WYVC
- Camden, Alabama; United States;
- Frequency: 102.3 MHz

Programming
- Format: Gospel

Ownership
- Owner: Down Home Broadcasting

History
- First air date: 1990 May 2013 (relaunch)
- Last air date: April 6, 2012

Technical information
- Licensing authority: FCC
- Facility ID: 17481
- Class: A
- ERP: 6,000 watts
- HAAT: 96 meters (315 ft)
- Transmitter coordinates: 31°57′17.50″N 87°15′50.90″W﻿ / ﻿31.9548611°N 87.2641389°W

Links
- Public license information: Public file; LMS;

= WYVC =

WYVC (102.3 FM) is a radio station licensed to serve Camden, Alabama. The station is owned by Down Home Broadcasting. It airs an Urban Gospel music format.

The station was assigned the WYVC call letters by the Federal Communications Commission on January 31, 2007.

The station's broadcast license expired on April 1, 2004, after the station failed to file a timely license renewal. After legal actions and discussions with the FCC, the station's license was cancelled and the callsign deleted from the FCC database on June 24, 2005. A deal was then reached for the station to pay its regulatory fees and re-apply for its broadcast license. However, in 2007 the FCC learned that the station had not stopped broadcasting after its license was cancelled and issued a notice of apparent liability for $14,000 in new fines.
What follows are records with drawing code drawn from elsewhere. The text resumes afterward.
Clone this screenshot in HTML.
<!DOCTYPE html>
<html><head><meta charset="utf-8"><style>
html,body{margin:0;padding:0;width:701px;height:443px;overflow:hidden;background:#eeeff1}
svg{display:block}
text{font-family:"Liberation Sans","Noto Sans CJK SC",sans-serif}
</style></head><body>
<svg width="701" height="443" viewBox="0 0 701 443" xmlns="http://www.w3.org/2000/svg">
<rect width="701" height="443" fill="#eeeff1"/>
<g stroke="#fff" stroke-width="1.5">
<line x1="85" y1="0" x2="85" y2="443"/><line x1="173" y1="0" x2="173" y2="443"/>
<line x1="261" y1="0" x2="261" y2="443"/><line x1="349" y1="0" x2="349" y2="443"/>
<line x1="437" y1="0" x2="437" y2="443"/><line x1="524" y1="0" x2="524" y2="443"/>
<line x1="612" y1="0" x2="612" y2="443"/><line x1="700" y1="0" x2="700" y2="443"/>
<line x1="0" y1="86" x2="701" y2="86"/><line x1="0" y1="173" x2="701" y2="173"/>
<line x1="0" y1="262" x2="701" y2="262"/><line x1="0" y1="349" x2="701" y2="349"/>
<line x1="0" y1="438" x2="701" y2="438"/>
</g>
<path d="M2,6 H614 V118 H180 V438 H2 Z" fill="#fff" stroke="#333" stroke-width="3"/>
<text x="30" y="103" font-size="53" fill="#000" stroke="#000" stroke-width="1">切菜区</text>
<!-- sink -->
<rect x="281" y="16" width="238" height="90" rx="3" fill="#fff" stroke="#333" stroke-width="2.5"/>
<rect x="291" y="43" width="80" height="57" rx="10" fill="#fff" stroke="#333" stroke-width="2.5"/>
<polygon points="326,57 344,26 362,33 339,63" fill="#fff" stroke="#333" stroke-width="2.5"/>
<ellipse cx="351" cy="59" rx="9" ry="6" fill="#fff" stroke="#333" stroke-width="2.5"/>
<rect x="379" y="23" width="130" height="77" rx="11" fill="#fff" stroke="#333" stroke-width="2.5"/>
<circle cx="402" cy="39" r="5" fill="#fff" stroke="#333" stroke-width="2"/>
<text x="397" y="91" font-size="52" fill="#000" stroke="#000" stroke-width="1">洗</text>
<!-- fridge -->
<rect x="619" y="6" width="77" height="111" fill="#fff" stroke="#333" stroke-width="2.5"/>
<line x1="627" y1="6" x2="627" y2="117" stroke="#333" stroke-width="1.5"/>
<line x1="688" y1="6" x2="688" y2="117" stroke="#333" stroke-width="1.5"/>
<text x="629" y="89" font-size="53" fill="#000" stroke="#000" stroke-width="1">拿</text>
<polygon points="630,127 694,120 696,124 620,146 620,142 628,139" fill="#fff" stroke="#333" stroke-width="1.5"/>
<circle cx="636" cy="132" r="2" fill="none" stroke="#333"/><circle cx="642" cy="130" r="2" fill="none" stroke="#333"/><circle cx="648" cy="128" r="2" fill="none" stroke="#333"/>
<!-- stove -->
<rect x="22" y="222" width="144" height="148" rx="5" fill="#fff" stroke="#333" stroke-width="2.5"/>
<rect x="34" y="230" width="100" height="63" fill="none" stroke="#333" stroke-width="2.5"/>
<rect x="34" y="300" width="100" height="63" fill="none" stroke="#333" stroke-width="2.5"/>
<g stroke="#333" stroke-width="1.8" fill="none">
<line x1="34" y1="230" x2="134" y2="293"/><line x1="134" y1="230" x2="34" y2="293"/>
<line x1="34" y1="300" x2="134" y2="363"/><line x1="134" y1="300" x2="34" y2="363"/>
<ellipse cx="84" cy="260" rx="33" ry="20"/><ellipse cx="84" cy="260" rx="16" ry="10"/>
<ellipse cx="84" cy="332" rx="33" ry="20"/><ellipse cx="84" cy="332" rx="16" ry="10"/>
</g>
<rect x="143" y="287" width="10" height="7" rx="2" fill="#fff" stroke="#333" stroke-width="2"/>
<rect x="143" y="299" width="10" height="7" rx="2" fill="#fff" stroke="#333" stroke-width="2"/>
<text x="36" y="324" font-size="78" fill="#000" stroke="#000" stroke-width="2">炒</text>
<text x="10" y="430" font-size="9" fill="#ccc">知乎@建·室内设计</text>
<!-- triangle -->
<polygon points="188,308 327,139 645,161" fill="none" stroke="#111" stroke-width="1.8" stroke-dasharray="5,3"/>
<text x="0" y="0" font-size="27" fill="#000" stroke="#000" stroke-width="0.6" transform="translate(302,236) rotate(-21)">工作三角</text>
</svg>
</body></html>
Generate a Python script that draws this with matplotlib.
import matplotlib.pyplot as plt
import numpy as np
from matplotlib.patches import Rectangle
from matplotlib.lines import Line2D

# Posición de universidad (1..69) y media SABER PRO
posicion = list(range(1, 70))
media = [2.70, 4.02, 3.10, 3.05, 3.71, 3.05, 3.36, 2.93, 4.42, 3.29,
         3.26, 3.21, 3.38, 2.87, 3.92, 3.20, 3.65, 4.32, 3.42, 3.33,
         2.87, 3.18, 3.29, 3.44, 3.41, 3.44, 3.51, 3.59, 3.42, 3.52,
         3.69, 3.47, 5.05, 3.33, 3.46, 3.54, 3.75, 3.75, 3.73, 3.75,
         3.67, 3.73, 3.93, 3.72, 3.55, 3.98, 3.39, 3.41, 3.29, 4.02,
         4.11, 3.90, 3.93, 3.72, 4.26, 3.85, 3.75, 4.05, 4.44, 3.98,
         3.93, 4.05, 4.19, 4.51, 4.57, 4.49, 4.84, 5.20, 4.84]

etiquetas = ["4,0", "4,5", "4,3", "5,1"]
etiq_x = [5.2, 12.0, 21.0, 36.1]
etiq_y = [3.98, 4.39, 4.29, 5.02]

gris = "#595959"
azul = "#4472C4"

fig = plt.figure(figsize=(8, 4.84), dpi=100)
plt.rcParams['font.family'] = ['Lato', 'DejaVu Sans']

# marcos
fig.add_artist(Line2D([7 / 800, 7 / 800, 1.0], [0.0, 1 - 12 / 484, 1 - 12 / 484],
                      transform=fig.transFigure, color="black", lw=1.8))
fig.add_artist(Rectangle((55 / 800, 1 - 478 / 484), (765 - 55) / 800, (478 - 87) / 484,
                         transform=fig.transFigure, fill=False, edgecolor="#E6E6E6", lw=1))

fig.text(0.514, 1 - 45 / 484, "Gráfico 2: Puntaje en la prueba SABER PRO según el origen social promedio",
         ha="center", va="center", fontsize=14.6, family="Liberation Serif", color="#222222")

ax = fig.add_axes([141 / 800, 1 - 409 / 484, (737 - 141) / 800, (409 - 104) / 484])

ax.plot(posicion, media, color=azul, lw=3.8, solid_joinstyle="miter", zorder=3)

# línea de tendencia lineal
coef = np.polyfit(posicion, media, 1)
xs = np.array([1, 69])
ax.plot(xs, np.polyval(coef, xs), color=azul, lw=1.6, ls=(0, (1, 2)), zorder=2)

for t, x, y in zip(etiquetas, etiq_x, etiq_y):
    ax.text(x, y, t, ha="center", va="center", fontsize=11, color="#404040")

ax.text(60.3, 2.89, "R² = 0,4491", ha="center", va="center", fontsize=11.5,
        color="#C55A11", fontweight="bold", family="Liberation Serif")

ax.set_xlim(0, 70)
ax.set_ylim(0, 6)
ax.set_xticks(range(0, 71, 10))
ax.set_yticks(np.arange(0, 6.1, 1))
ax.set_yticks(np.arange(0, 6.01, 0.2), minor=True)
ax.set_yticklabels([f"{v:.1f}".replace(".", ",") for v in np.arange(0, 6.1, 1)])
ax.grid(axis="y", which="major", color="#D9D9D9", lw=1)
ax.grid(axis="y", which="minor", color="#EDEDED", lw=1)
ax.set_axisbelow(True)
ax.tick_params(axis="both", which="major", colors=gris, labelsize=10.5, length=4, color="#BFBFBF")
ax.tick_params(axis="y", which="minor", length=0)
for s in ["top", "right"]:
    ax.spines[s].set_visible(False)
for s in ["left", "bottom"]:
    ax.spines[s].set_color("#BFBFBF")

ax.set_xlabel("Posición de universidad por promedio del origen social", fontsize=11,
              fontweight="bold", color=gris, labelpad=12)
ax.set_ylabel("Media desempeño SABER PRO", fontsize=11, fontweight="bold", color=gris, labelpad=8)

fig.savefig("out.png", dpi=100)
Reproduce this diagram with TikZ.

After roughly five years of back and forth with the license holder, the FCC determined that the fines would not be paid. The station again failed to renew its license and it expired on April 1, 2012. On April 6, 2012, the station's license was cancelled and its callsign deleted from the FCC's database.

The license (For WYVC) was re-instated in May 2013. (Taken from Alabama Broadcast Media Page)

In 'August 2015, WYVC started broadcasting in Stereo.